Moreover, the deal says nothing about Iran's support for international terrorism - including its support and funding of terror groups Hamas and Hezbollah, Houthi rebels in Yemen, and the brutal Assad regime in Syria, contributing to a conflict in which over 500,000 people have been killed. Sanctions relief tied to the nuclear deal has provided Iran around US$100 billion to pursue its hegemonic ambitions, including carving out a land corridor to the Mediterranean via Iraq, Syria and Lebanon, and funding its proxies.

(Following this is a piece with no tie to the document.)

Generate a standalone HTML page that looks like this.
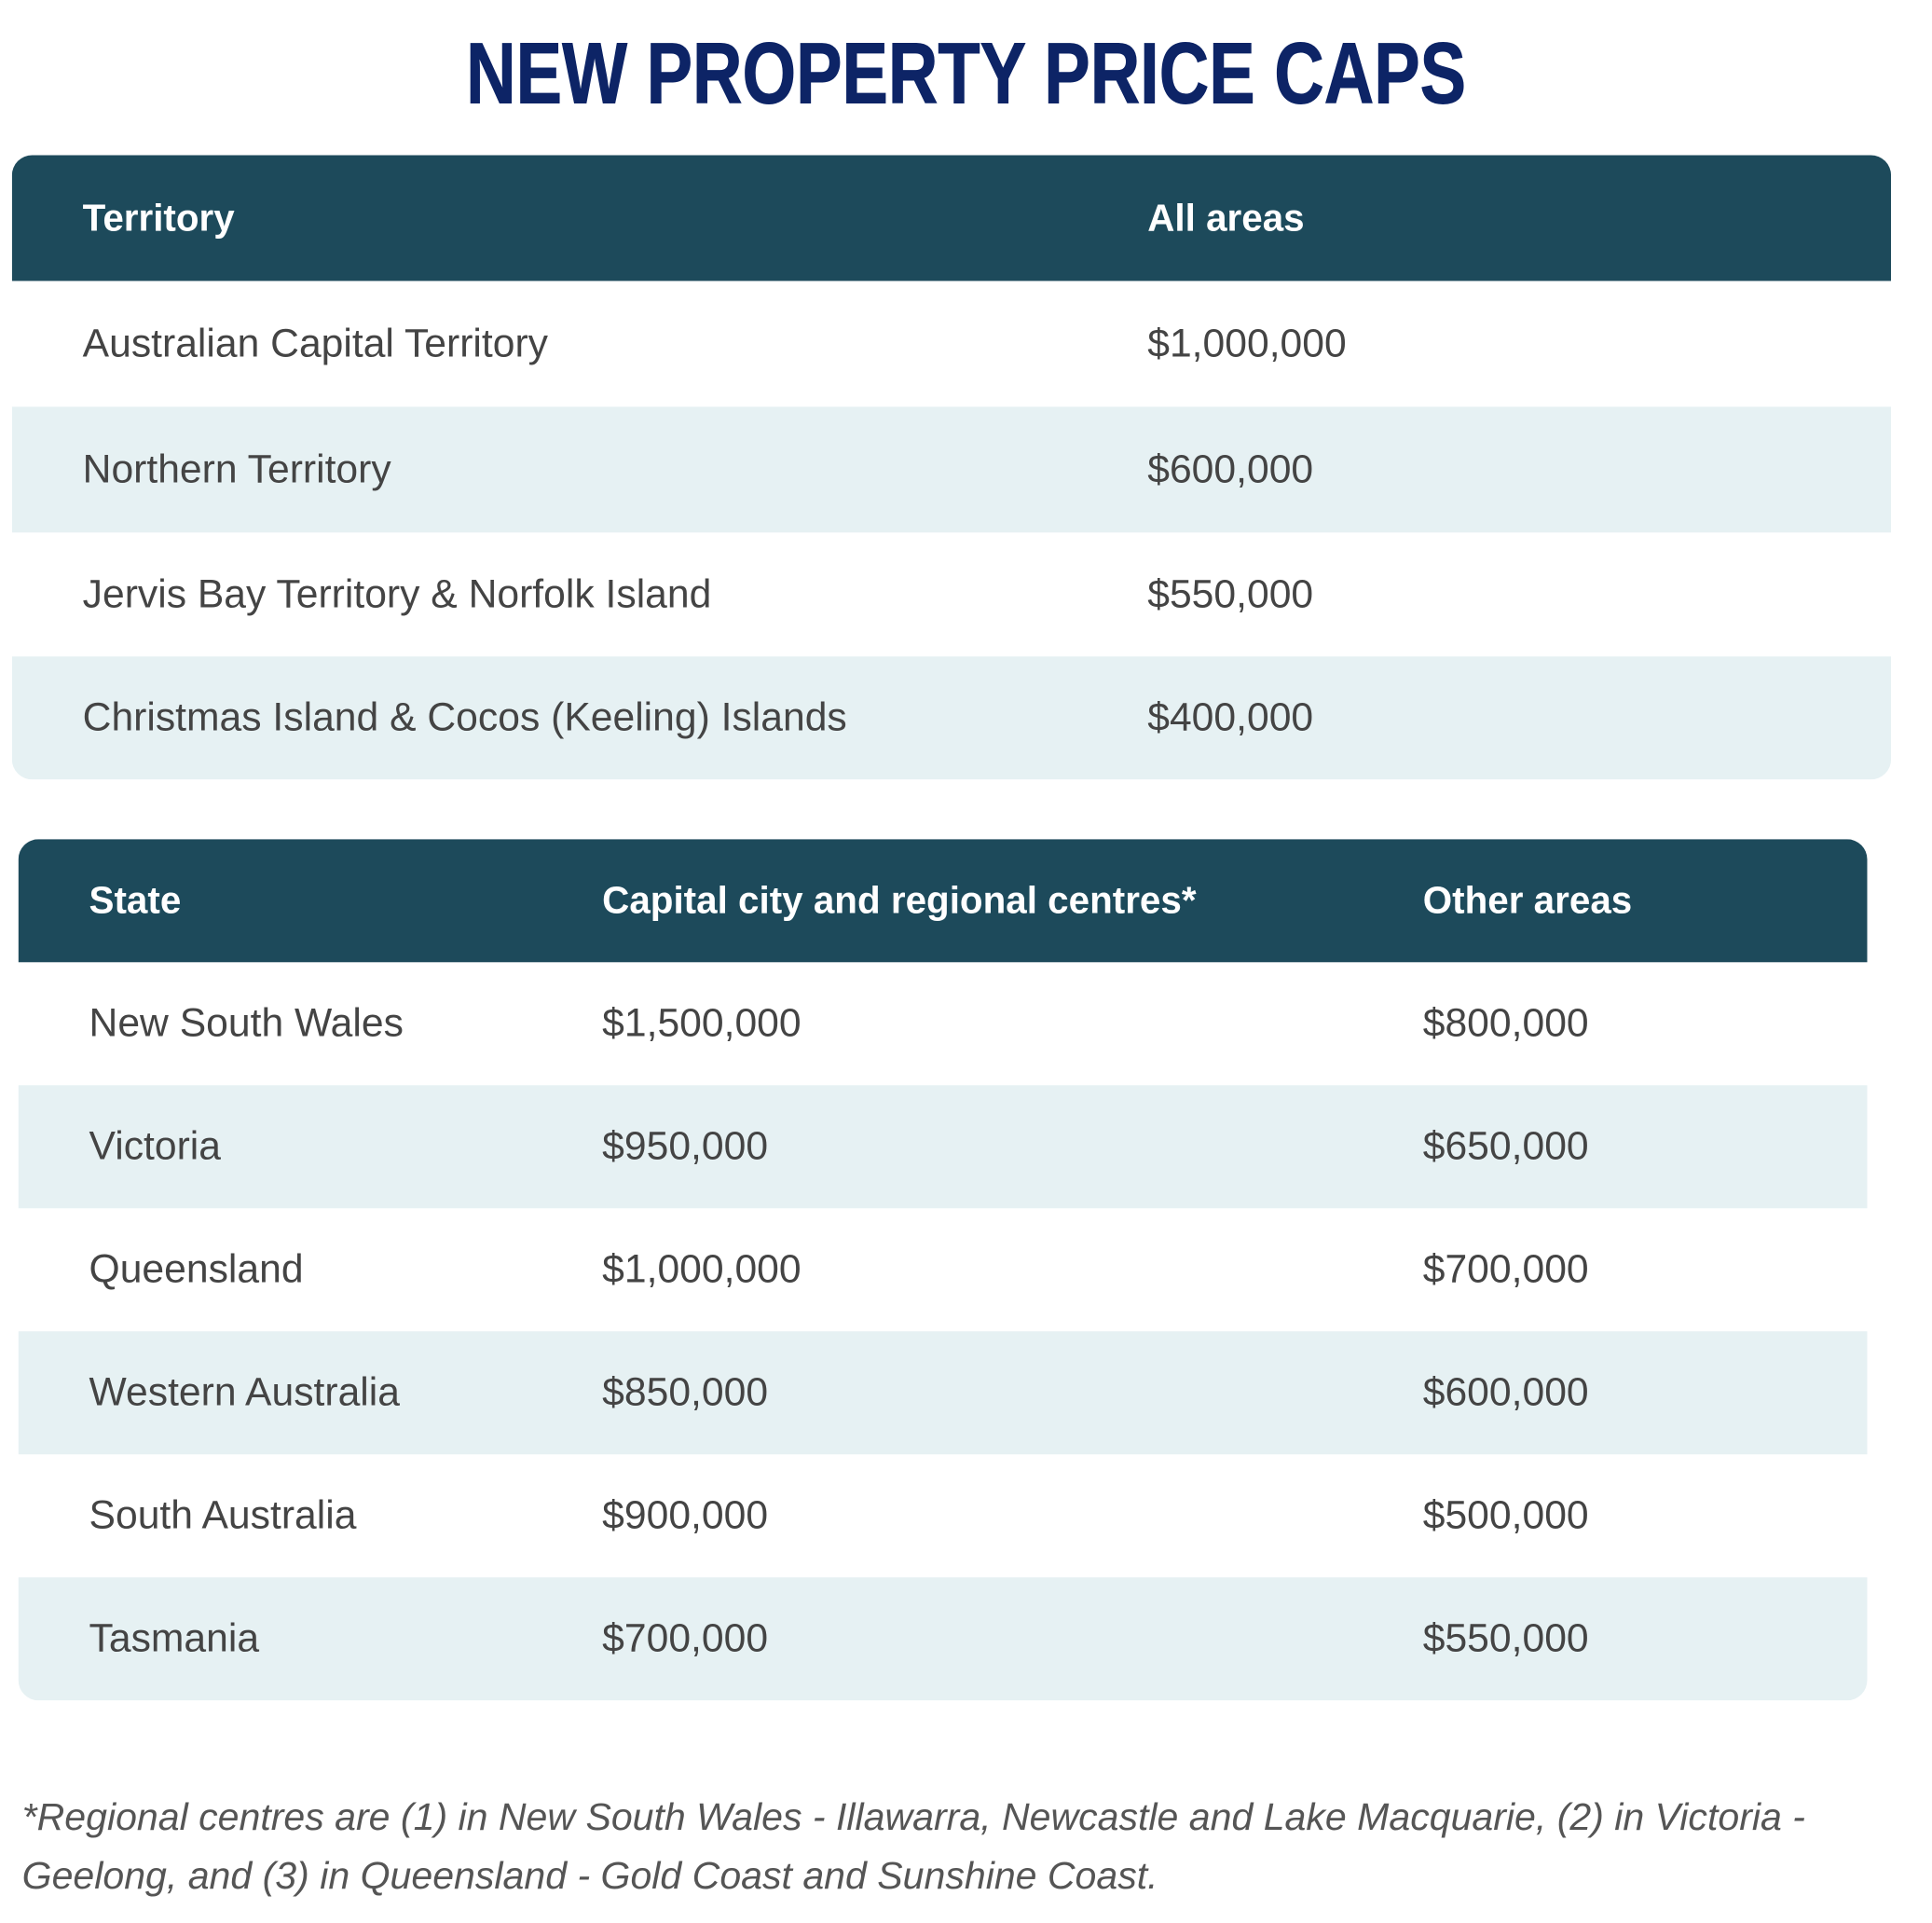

Therefore, as part of Trump's new strategy, the US has also placed new sanctions on the Iranian Revolutionary Guard Corps - Iran's elite military unit loyal to its Supreme Leader Ayatollah Ali Khamenei. US Treasury Secretary Steven Mnuchin said the IRGC has "played a central role to Iran becoming the world's foremost state sponsor of terror."

Trump's decision not to certify the agreement does not mean the US has withdrawn from the JCPOA, only that the US Congress will now consider the agreement with fresh eyes.

Moreover, he has strong public support for attempting to revise this deeply flawed agreement. According to the latest Harvard-Harris poll, 70% of Americans surveyed say the JCPOA should be renegotiated - including most Democrats.

Supporters of the current nuclear accord claim that there is no way in which new terms could be negotiated into an existing agreement - even though the JCPOA is not technically a binding treaty, but merely an informal understanding. In fact, there is ample precedent for this occurring, including US President Ronald Reagan's successful renegotiation of the Strategic Arms Limitation Treaty (SALT) with the Soviet Union, replacing it with the Strategic Arms Reduction Treaty (START), which actually did significantly more to reduce both countries' nuclear stockpiles.

Furthermore, it's important to remember that Iran reaps many economic and diplomatic benefits from remaining in the agreement - and the possibility of US withdrawal could place pressure on Iran to prove to other parties that it is adhering to it. Meanwhile, some of the other JCPOA signatories - Russia, France, China, UK and Germany - have already indicated that they are now ready to discuss the need to impose new penalties on Iran for its misbehaviour, including both the missile tests and the destabilising regional activities.

In any case, the JCPOA was at its best a temporary fix. Unless the Iranian regime drastically altered its character in the meantime, the outcome of it was always to either enable Iran to have nuclear weapons at the end of its sunset clauses, or to covertly develop nuclear weapons earlier.

Iran is today no doubt watching how the world reacts to a nuclear North Korea.

North Korea was able to develop its nuclear weapons under the international community's watch - despite nuclear agreements not that dissimilar to the JCPOA - and now threatens mayhem around the world. Iran must be prevented from doing the same.

While success is far from guaranteed, President Trump's announcement was a significant step in the right direction.